There was a time when Blumenthal was an unpredictable writer and thinker (during his years at The New Republic, for instance), but by 1997, when he left The New Yorker to go work for the Clinton White House, his transformation to predictable partisan was more or less complete. During the Ken Starr years, Blumenthal was publicly accused by the journalist Christopher Hitchens of waging a covert campaign to portray Monica Lewinsky as a stalker; today, he seems to appreciate the value of special prosecutors a good deal more. His book is dedicated to Joseph C. Wilson IV, the American diplomat who publicly challenged Bush’s claim that Saddam Hussein had tried to get yellowcake uranium from Niger, and whose wife’s identity as a spy was thought to have been leaked by the White House in retaliation. (It now looks as if the State Department was the original source of the leak, though people in the White House certainly had no trouble passing the information along.)  
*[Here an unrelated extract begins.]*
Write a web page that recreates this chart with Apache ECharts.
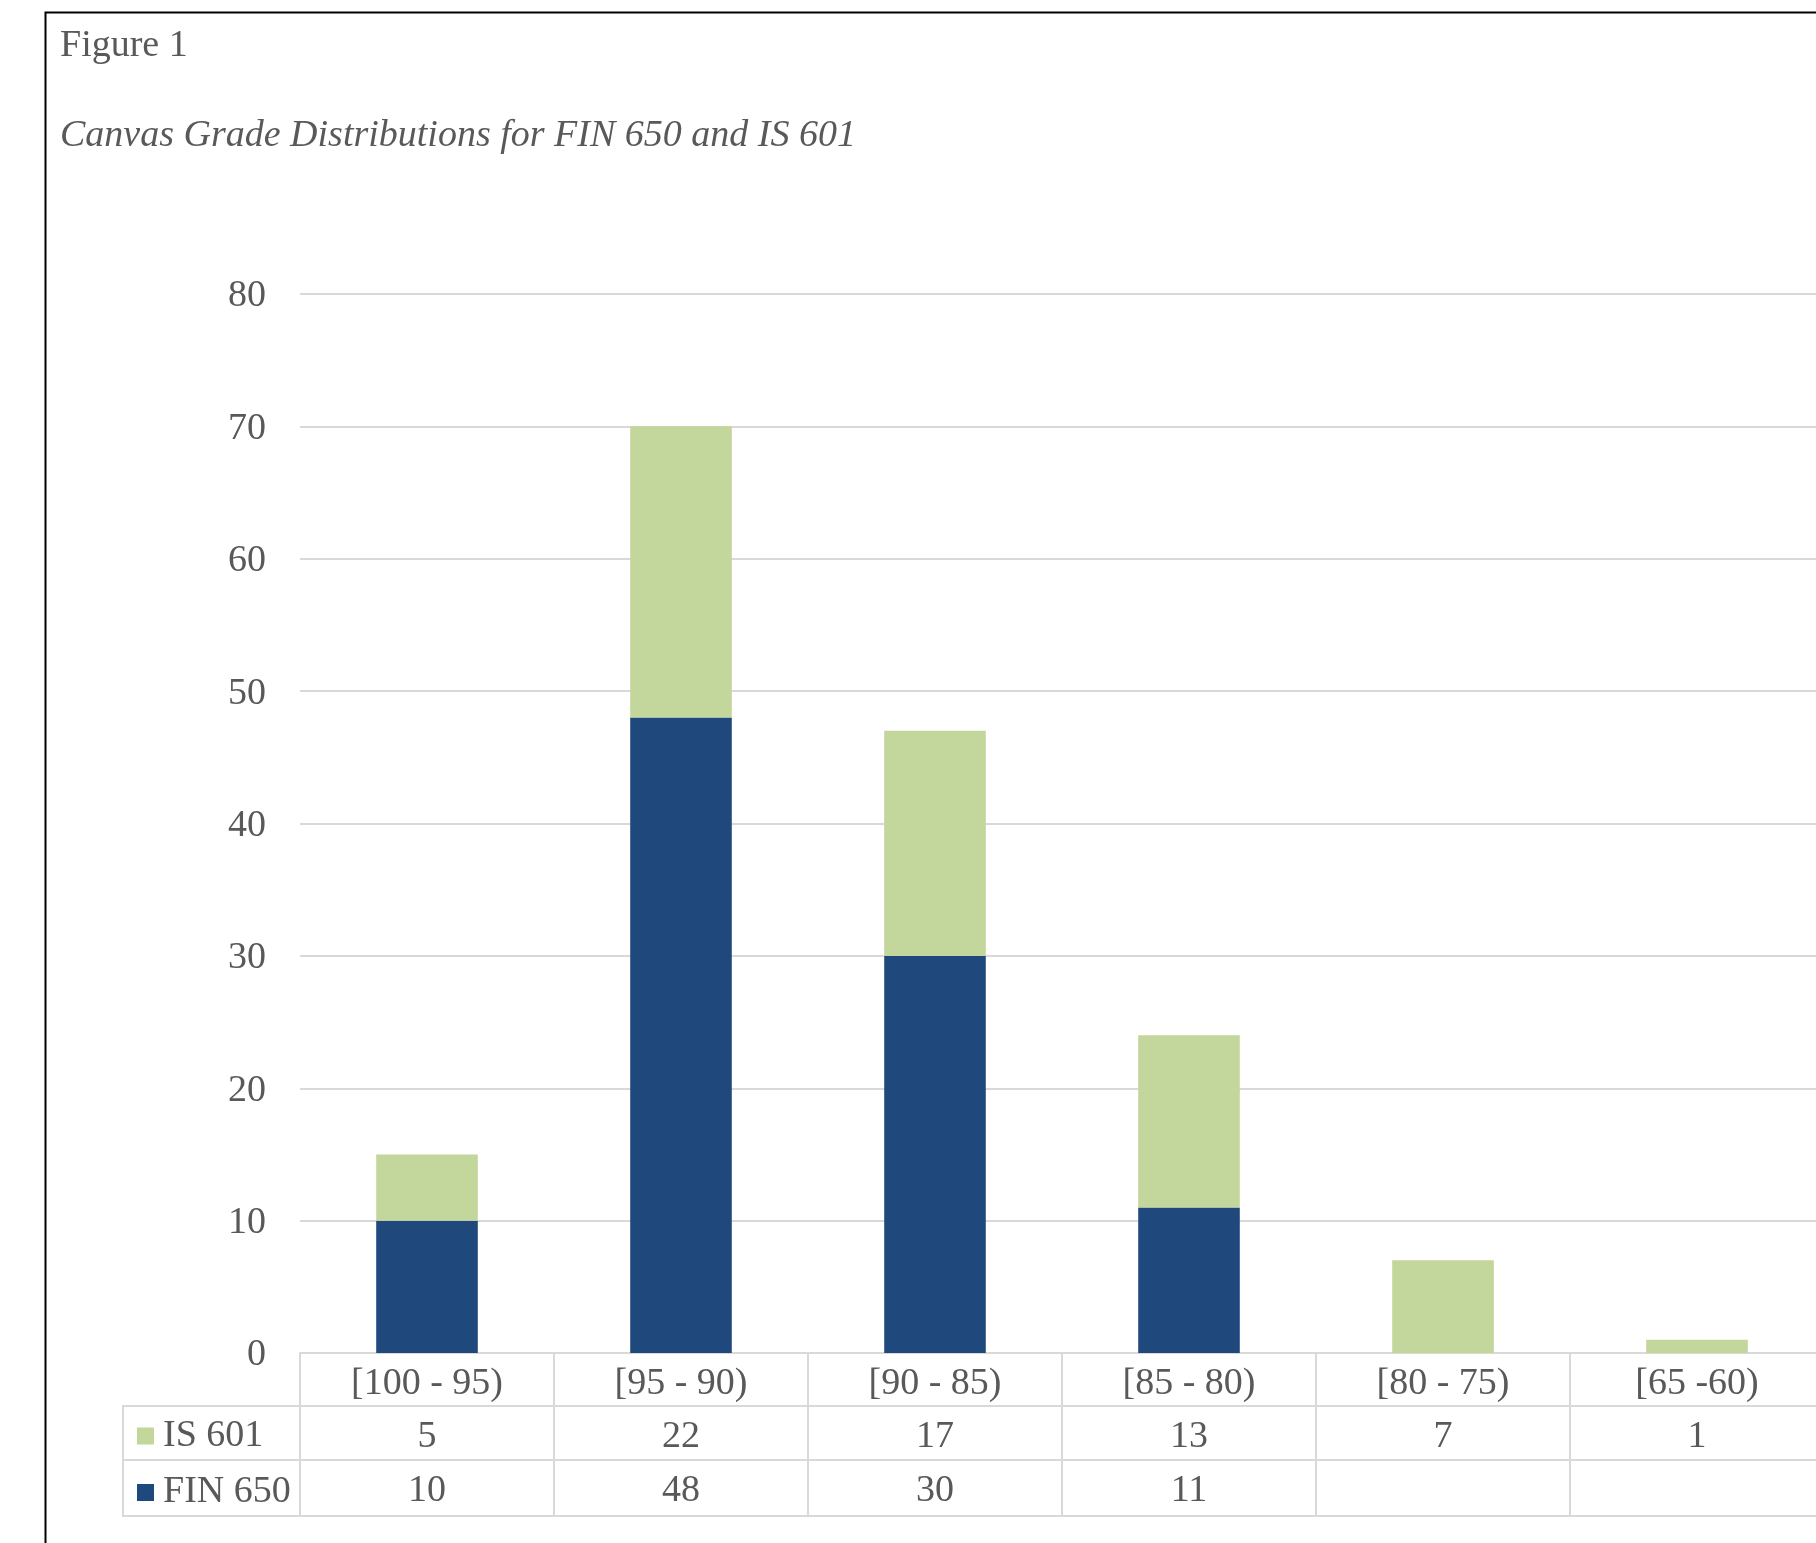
<!DOCTYPE html>
<html>
<head>
<meta charset="utf-8">
<script src="https://cdn.jsdelivr.net/npm/echarts@6/dist/echarts.min.js"></script>
<style>
html,body{margin:0;padding:0;background:#fff;}
#chart{width:1816px;height:1543px;}
</style>
</head>
<body>
<div id="chart"></div>
<script>
const categories = ['[100 - 95)', '[95 - 90)', '[90 - 85)', '[85 - 80)', '[80 - 75)', '[65 -60)'];
const is601 = [5, 22, 17, 13, 7, 1];
const fin650 = [10, 48, 30, 11, null, null];
const yTicks = [0, 10, 20, 30, 40, 50, 60, 70, 80];

const FONT = "'Liberation Serif', 'Times New Roman', serif";
const FS = 38;
const TXT = '#595959';
const LINE = '#d9d9d9';

const chart = echarts.init(document.getElementById('chart'));

function tableAxis(offset, vals, margin) {
  return {
    type: 'category',
    data: categories,
    position: 'bottom',
    offset: offset,
    gridIndex: 0,
    axisLine: { show: true, lineStyle: { color: LINE, width: 2 } },
    axisTick: { show: false },
    splitLine: { show: false },
    axisLabel: {
      show: !!vals,
      interval: 0,
      margin: margin,
      fontFamily: FONT,
      fontSize: FS,
      color: TXT,
      formatter: function (v, i) {
        if (!vals) return '';
        const x = vals[i];
        return (x === null || x === undefined) ? '' : String(x);
      }
    }
  };
}

const option = {
  backgroundColor: '#ffffff',
  animation: false,
  title: [
    {
      text: 'Figure 1',
      left: 60, top: 27, padding: 0,
      textStyle: { fontFamily: FONT, fontSize: FS, fontWeight: 'normal', color: TXT }
    },
    {
      text: 'Canvas Grade Distributions for FIN 650 and IS 601',
      left: 60, top: 117, padding: 0,
      textStyle: { fontFamily: FONT, fontSize: FS, fontWeight: 'normal', fontStyle: 'italic', color: TXT }
    }
  ],
  legend: {
    data: ['IS 601', 'FIN 650'],
    orient: 'vertical',
    left: 137,
    top: 1416,
    padding: 0,
    itemWidth: 17,
    itemHeight: 17,
    itemGap: 16.5,
    icon: 'rect',
    selectedMode: false,
    textStyle: { fontFamily: FONT, fontSize: FS, color: TXT, lineHeight: 38, padding: [2, 0, 0, 4] }
  },
  grid: { left: 300, top: 294, bottom: 190, width: 1524, containLabel: false, outerBoundsMode: 'none' },
  xAxis: [
    {
      type: 'category',
      data: categories,
      position: 'bottom',
      boundaryGap: true,
      axisLine: { show: true, lineStyle: { color: LINE, width: 2 } },
      axisTick: { show: true, length: 163, lineStyle: { color: LINE, width: 2 } },
      axisLabel: { interval: 0, margin: 12, fontFamily: FONT, fontSize: FS, color: TXT },
      splitLine: { show: false }
    },
    tableAxis(53, is601, 12),
    tableAxis(107, fin650, 12),
    tableAxis(163, null, 12)
  ],
  yAxis: {
    type: 'value',
    min: yTicks[0],
    max: yTicks[yTicks.length - 1],
    interval: 10,
    axisLine: { show: false },
    axisTick: { show: false },
    splitLine: { show: true, lineStyle: { color: LINE, width: 2 } },
    axisLabel: {
      margin: 34, color: TXT,
      formatter: function (v) { return '{n|' + v + '}'; },
      rich: { n: { fontFamily: FONT, fontSize: FS, color: TXT, padding: [5, 0, 0, 0] } }
    }
  },
  series: [
    {
      name: 'FIN 650',
      type: 'bar',
      stack: 'total',
      barWidth: '40%',
      itemStyle: { color: '#1F497D' },
      data: fin650
    },
    {
      name: 'IS 601',
      type: 'bar',
      stack: 'total',
      barWidth: '40%',
      itemStyle: { color: '#C3D69B' },
      data: is601
    }
  ],
  graphic: [
    { type: 'rect', left: 43, top: 10, shape: { x: 0, y: 0, width: 1900, height: 1700 },
      style: { fill: 'none', stroke: '#000', lineWidth: 2 }, silent: true },
    { type: 'line', shape: { x1: 123, y1: 1406, x2: 301, y2: 1406 }, style: { stroke: LINE, lineWidth: 2 }, silent: true },
    { type: 'line', shape: { x1: 123, y1: 1460, x2: 301, y2: 1460 }, style: { stroke: LINE, lineWidth: 2 }, silent: true },
    { type: 'line', shape: { x1: 123, y1: 1516, x2: 301, y2: 1516 }, style: { stroke: LINE, lineWidth: 2 }, silent: true },
    { type: 'line', shape: { x1: 123, y1: 1405, x2: 123, y2: 1517 }, style: { stroke: LINE, lineWidth: 2 }, silent: true }
  ]
};

chart.setOption(option);
</script>
</body>
</html>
…[I]t’s hard to deny that these columns have a certain cumulative power. But their content has also been curated with one aim in mind, and that’s to cast the Bush administration in the grimmest possible light, rather like Philip Roth telling the story of his protagonist in “Everyman” from the point of view of his illnesses. Blumenthal also has a taste for tiresome epithets — he calls Paul Wolfowitz “the neoconservative Robespierre” and compares Bush (yawn) to a cowboy. And rather than letting damning facts speak for themselves, Blumenthal insists on pushing his arguments to the breaking point. He claims Bush had “plenty of information” to act on before Sept. 11, but fails to produce anything more specific than the findings of the 9/11 Commission. He suggests the tragedy of New Orleans might have been prevented if funds for a flood control project hadn’t been diverted to the Iraq war (as if dozens of other factors hadn’t conspired against the poor city). He even suggests that Rudolph Giuliani became a figure of national reassurance after the Sept. 11 attacks “in large part because President Bush was not to be seen for days.” (Does he really think Giuliani would have been less impressive if Bush had responded with alacrity? Was Blumenthal anywhere near New York that morning?)

It’s hard to trust a narrator who only and always assumes the worst.

Indeed it is…and kudos to the Times for having the guts to take on a couple of liberal lapdog icons…

5 Responses to “BDS: Too Much For Even The Times?”

  1. 1 peter Says:

    The excerpts are from the Sunday book review section, which seems autonomous from the news and editorial sections and uses a broad spectrum of reviewers (including, I think, your friend Chrisopher Hitchens).

    However, the rest of the paper is by no means afraid to take on liberal icons — you may recall that the Times broke the Whitewater story and pursued it with an obsession which would make Richard Scaife proud –

  2. 2 peter Says:

    For that matter, the recent piece on the Clintons’ marriage — which was one of the silliest pieces of journalism I’ve ever seen — shows that they are still more than willing to stir the pot –

  3. 3 Mark Says:

    Did the Times break Whitewater? I seem to recall that being the Wall Street Journal

  4. 4 Aaron Says:

    Peter’s right, it was the Times.